Toute demande découlant d'une violation du devoir de représentation, que consacre l'article 47.2 C.tr., relève de la compétence exclusive du TAT, sauf lorsque cette demande se rattache à la vie associative ou à la régie interne du syndicat (ce qui n'est pas le cas) ou dans les circonstances que décrit Dupuis c. Syndicat canadien des communications, de l'énergie et du papier, section locale 130 (C.A., 2008-05-01 (jugement rectifié le 2009-02-25)), 2008 QCCA 837, SOQUIJ AZ-50490234, J.E. 2008-1042, D.T.E. 2008T-440, [2008] R.J.D.T. 681, [2008] R.J.Q. 1278. Le principe à retenir de cet arrêt est le suivant: lorsque, par la faute du syndicat, le salarié a perdu tous ses recours, y compris celui qu'il a institué ou aurait pu instituer en vertu des articles 47.2 et ss. C.tr., de sorte qu'il n'aurait pas eu l'occasion d'être entendu sur le fond, il peut alors se tourner vers les tribunaux de droit commun et poursuivre le syndicat en responsabilité civile. Or, telle n'est pas la situation de l'intimé. En effet, son grief a été entendu sur le fond. De plus, le débat devant la Cour supérieure est en substance identique à celui qui résultait de la plainte dont il s'est librement désisté.

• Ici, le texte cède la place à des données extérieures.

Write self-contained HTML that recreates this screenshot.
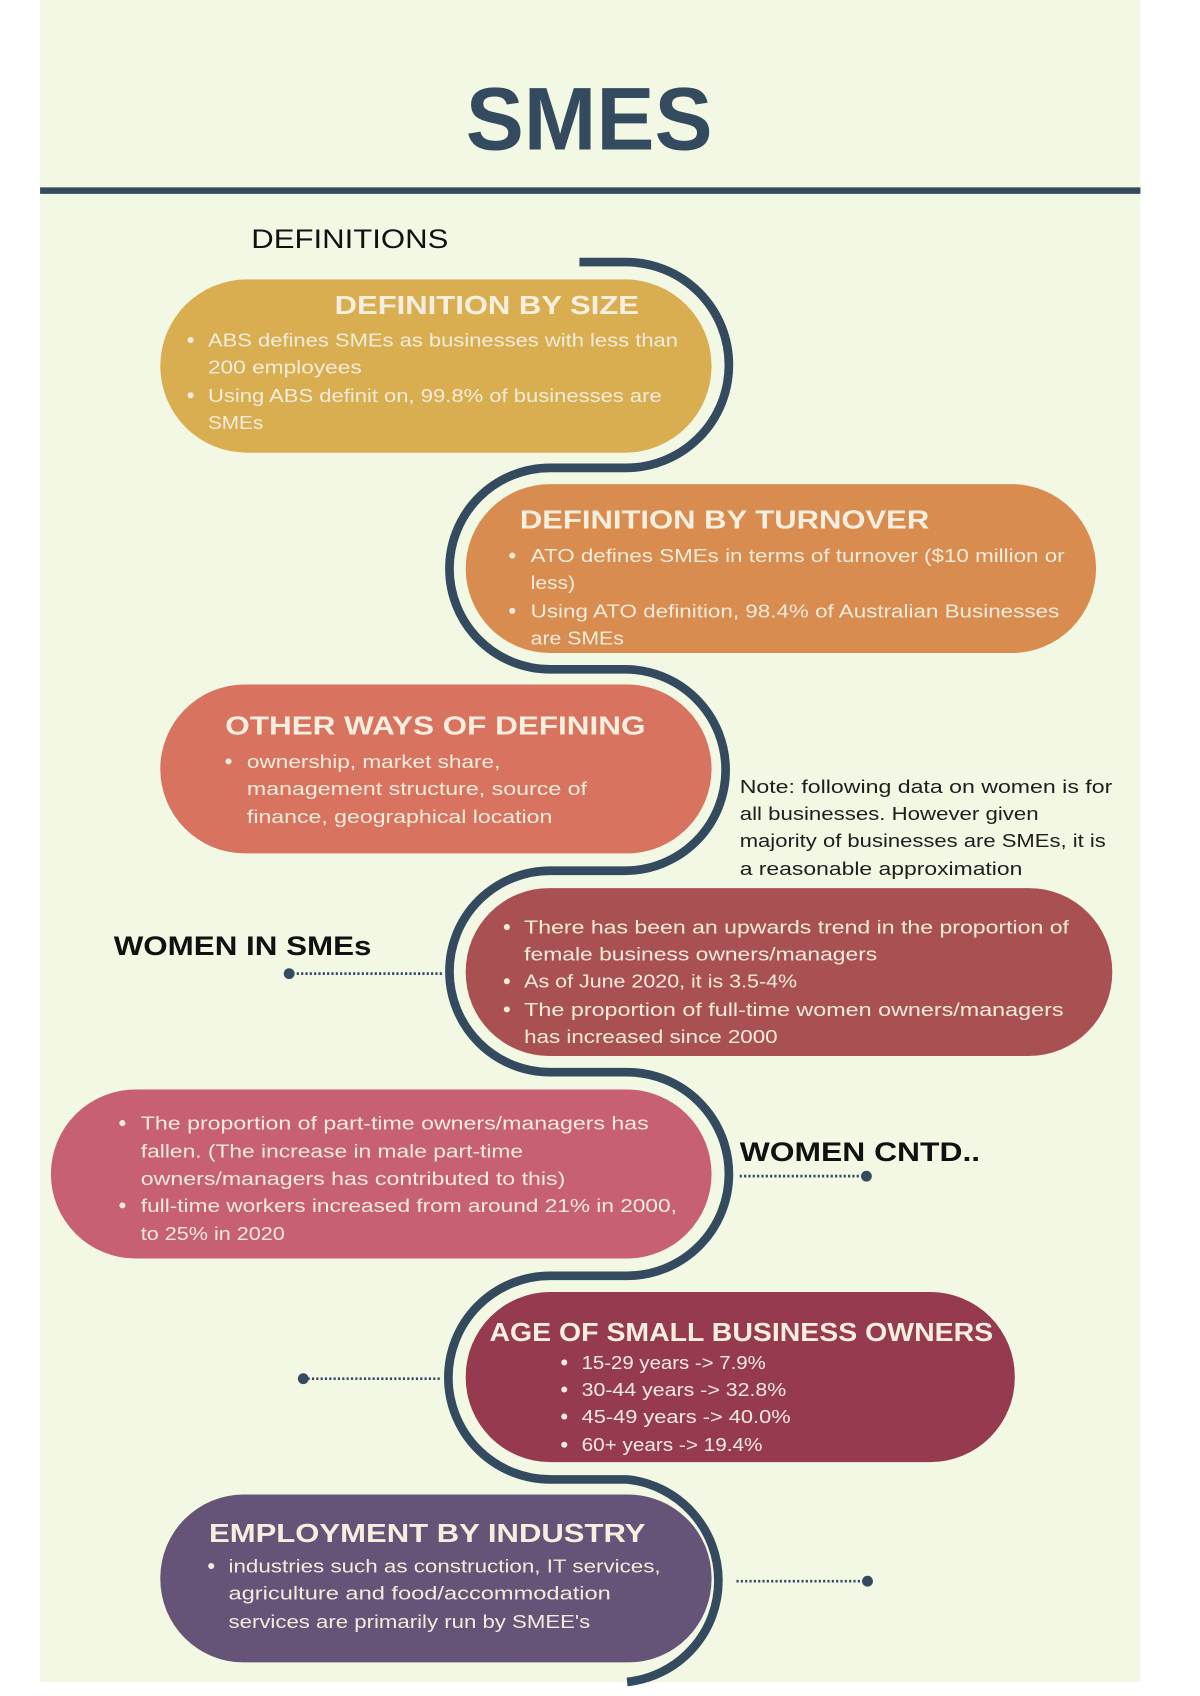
<!DOCTYPE html>
<html><head><meta charset="utf-8"><style>
html,body{margin:0;padding:0;background:#fff;}
svg{display:block;}
text{font-family:"Liberation Sans",sans-serif;}
.t{fill:#f6efdf;font-weight:bold;font-size:24px;}
.b{fill:#f3ecdc;font-size:17px;}
.n{fill:#1e1e1e;font-size:17px;}
</style></head><body>
<svg width="1200" height="1696" viewBox="0 0 1108 1566" preserveAspectRatio="none" xmlns="http://www.w3.org/2000/svg">
<rect x="37" y="0" width="1016" height="1553" fill="#f2f8e3"/>
<text x="544" y="138" text-anchor="middle" font-size="82" font-weight="bold" fill="#344a5e" textLength="228" lengthAdjust="spacingAndGlyphs">SMES</text>
<rect x="37" y="173" width="1016" height="6" fill="#344a5e"/>
<text x="232" y="229" font-size="25" fill="#111" textLength="182" lengthAdjust="spacingAndGlyphs">DEFINITIONS</text>

<path d="M535,242 L578,242 A95,95 0 0 1 578,432 L508,432 A93,93 0 0 0 508,618 L577,618 A93,93 0 0 1 577,804 L508,804 A93,93 0 0 0 508,990 L579,990 A94,94 0 0 1 579,1178 L508,1178 A94,94 0 0 0 508,1366 L579,1366 A94,94 0 0 1 579,1553" fill="none" stroke="#344a5e" stroke-width="8"/>

<rect x="148" y="258" width="509" height="160" rx="80" fill="#d9ae50"/>
<text class="t" x="309" y="290" textLength="281" lengthAdjust="spacingAndGlyphs">DEFINITION BY SIZE</text>
<circle cx="176" cy="314" r="2.8" fill="#f3ecdc"/><circle cx="176" cy="365" r="2.8" fill="#f3ecdc"/>
<text class="b" x="192" y="320" textLength="434" lengthAdjust="spacingAndGlyphs">ABS defines SMEs as businesses with less than</text>
<text class="b" x="192" y="345" textLength="142" lengthAdjust="spacingAndGlyphs">200 employees</text>
<text class="b" x="192" y="371" textLength="419" lengthAdjust="spacingAndGlyphs">Using ABS definit on, 99.8% of businesses are</text>
<text class="b" x="192" y="396" textLength="51" lengthAdjust="spacingAndGlyphs">SMEs</text>

<rect x="430" y="447" width="582" height="156" rx="78" fill="#d88c4f"/>
<text class="t" x="480" y="488" textLength="378" lengthAdjust="spacingAndGlyphs">DEFINITION BY TURNOVER</text>
<circle cx="473" cy="513" r="2.8" fill="#f3ecdc"/><circle cx="473" cy="564" r="2.8" fill="#f3ecdc"/>
<text class="b" x="490" y="519" textLength="493" lengthAdjust="spacingAndGlyphs">ATO defines SMEs in terms of turnover ($10 million or</text>
<text class="b" x="490" y="544" textLength="41" lengthAdjust="spacingAndGlyphs">less)</text>
<text class="b" x="490" y="570" textLength="488" lengthAdjust="spacingAndGlyphs">Using ATO definition, 98.4% of Australian Businesses</text>
<text class="b" x="490" y="595" textLength="86" lengthAdjust="spacingAndGlyphs">are SMEs</text>

<rect x="148" y="632" width="509" height="156" rx="78" fill="#d8735f"/>
<text class="t" x="208" y="678" textLength="388" lengthAdjust="spacingAndGlyphs">OTHER WAYS OF DEFINING</text>
<circle cx="211" cy="703" r="2.8" fill="#f3ecdc"/>
<text class="b" x="228" y="709" textLength="234" lengthAdjust="spacingAndGlyphs">ownership, market share,</text>
<text class="b" x="228" y="734" textLength="314" lengthAdjust="spacingAndGlyphs">management structure, source of</text>
<text class="b" x="228" y="760" textLength="282" lengthAdjust="spacingAndGlyphs">finance, geographical location</text>

<text class="n" x="683" y="732" textLength="344" lengthAdjust="spacingAndGlyphs">Note: following data on women is for</text>
<text class="n" x="683" y="757" textLength="276" lengthAdjust="spacingAndGlyphs">all businesses. However given</text>
<text class="n" x="683" y="782" textLength="338" lengthAdjust="spacingAndGlyphs">majority of businesses are SMEs, it is</text>
<text class="n" x="683" y="808" textLength="261" lengthAdjust="spacingAndGlyphs">a reasonable approximation</text>

<rect x="430" y="820" width="597" height="155" rx="77" fill="#a95152"/>
<circle cx="468" cy="856" r="2.8" fill="#f3ecdc"/><circle cx="468" cy="906" r="2.8" fill="#f3ecdc"/><circle cx="468" cy="932" r="2.8" fill="#f3ecdc"/>
<text class="b" x="484" y="862" textLength="503" lengthAdjust="spacingAndGlyphs">There has been an upwards trend in the proportion of</text>
<text class="b" x="484" y="887" textLength="326" lengthAdjust="spacingAndGlyphs">female business owners/managers</text>
<text class="b" x="484" y="912" textLength="252" lengthAdjust="spacingAndGlyphs">As of June 2020, it is 3.5-4%</text>
<text class="b" x="484" y="938" textLength="498" lengthAdjust="spacingAndGlyphs">The proportion of full-time women owners/managers</text>
<text class="b" x="484" y="963" textLength="234" lengthAdjust="spacingAndGlyphs">has increased since 2000</text>

<text x="105" y="882" font-size="25" font-weight="bold" fill="#111" textLength="238" lengthAdjust="spacingAndGlyphs">WOMEN IN SMEs</text>
<line x1="266" y1="899" x2="410" y2="899" stroke="#344a5e" stroke-width="2.5" stroke-dasharray="2,2"/>
<circle cx="267" cy="899" r="5" fill="#344a5e"/>

<rect x="47" y="1006" width="610" height="156" rx="78" fill="#c86073"/>
<circle cx="113" cy="1037" r="2.8" fill="#f3ecdc"/><circle cx="113" cy="1113" r="2.8" fill="#f3ecdc"/>
<text class="b" x="130" y="1043" textLength="469" lengthAdjust="spacingAndGlyphs">The proportion of part-time owners/managers has</text>
<text class="b" x="130" y="1069" textLength="353" lengthAdjust="spacingAndGlyphs">fallen. (The increase in male part-time</text>
<text class="b" x="130" y="1094" textLength="392" lengthAdjust="spacingAndGlyphs">owners/managers has contributed to this)</text>
<text class="b" x="130" y="1119" textLength="495" lengthAdjust="spacingAndGlyphs">full-time workers increased from around 21% in 2000,</text>
<text class="b" x="130" y="1145" textLength="133" lengthAdjust="spacingAndGlyphs">to 25% in 2020</text>

<text x="683" y="1072" font-size="25" font-weight="bold" fill="#111" textLength="222" lengthAdjust="spacingAndGlyphs">WOMEN CNTD..</text>
<line x1="683" y1="1086" x2="800" y2="1086" stroke="#344a5e" stroke-width="2.5" stroke-dasharray="2,2"/>
<circle cx="800" cy="1086" r="5" fill="#344a5e"/>

<rect x="430" y="1193" width="507" height="157" rx="78" fill="#963a4f"/>
<text class="t" x="452" y="1238" textLength="465" lengthAdjust="spacingAndGlyphs">AGE OF SMALL BUSINESS OWNERS</text>
<circle cx="521" cy="1258" r="2.8" fill="#f3ecdc"/><circle cx="521" cy="1283" r="2.8" fill="#f3ecdc"/><circle cx="521" cy="1308" r="2.8" fill="#f3ecdc"/><circle cx="521" cy="1334" r="2.8" fill="#f3ecdc"/>
<text class="b" x="537" y="1264" textLength="170" lengthAdjust="spacingAndGlyphs">15-29 years -&gt; 7.9%</text>
<text class="b" x="537" y="1289" textLength="189" lengthAdjust="spacingAndGlyphs">30-44 years -&gt; 32.8%</text>
<text class="b" x="537" y="1314" textLength="193" lengthAdjust="spacingAndGlyphs">45-49 years -&gt; 40.0%</text>
<text class="b" x="537" y="1340" textLength="167" lengthAdjust="spacingAndGlyphs">60+ years -&gt; 19.4%</text>
<line x1="280" y1="1273" x2="407" y2="1273" stroke="#344a5e" stroke-width="2.5" stroke-dasharray="2,2"/>
<circle cx="280" cy="1273" r="5" fill="#344a5e"/>

<rect x="148" y="1380" width="509" height="155" rx="77" fill="#665478"/>
<text class="t" x="193" y="1424" textLength="403" lengthAdjust="spacingAndGlyphs">EMPLOYMENT BY INDUSTRY</text>
<circle cx="195" cy="1446" r="2.8" fill="#f3ecdc"/>
<text class="b" x="211" y="1452" textLength="399" lengthAdjust="spacingAndGlyphs">industries such as construction, IT services,</text>
<text class="b" x="211" y="1477" textLength="353" lengthAdjust="spacingAndGlyphs">agriculture and food/accommodation</text>
<text class="b" x="211" y="1503" textLength="334" lengthAdjust="spacingAndGlyphs">services are primarily run by SMEE's</text>
<line x1="680" y1="1460" x2="800" y2="1460" stroke="#344a5e" stroke-width="2.5" stroke-dasharray="2,2"/>
<circle cx="801" cy="1460" r="5" fill="#344a5e"/>
</svg>
</body></html>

Il ne peut la faire revivre sous le couvert d'une action en justice devant le tribunal de droit commun (Otis c. Syndicat canadien de la fonction publique, section locale 2915 (C.A., 2010-04-19), 2010 QCCA 758, SOQUIJ AZ-50628499, 2010EXP-1503, 2010EXPT-1094, J.E. 2010-826, D.T.E. 2010T-311). En outre, contrairement à ce qui s'est produit dans Dupuis, c'est l'inaction de l'intimé qui a entraîné le rejet de sa seconde plainte contre le syndicat. Là-dessus, il y a chose jugée par l'effet de la décision du TAT. Les conditions énoncées dans Dupuis n'étant pas remplies, l'intimé ne peut s'autoriser de l'exception reconnue par cet arrêt.
Instance précédente : Juge Steve J. Reimnitz, C.S., Iberville (Saint-Jean-sur-Richelieu),
755-17-002592-171, 2018-06-14, 2018 QCCS 2558, SOQUIJ AZ-51503104.
Réf. ant : (C.S., 2018-06-14), 2018 QCCS 2558, SOQUIJ AZ-51503104; (C.A.,
2018-10-16), 2018 QCCA 1707, SOQUIJ AZ-51536573.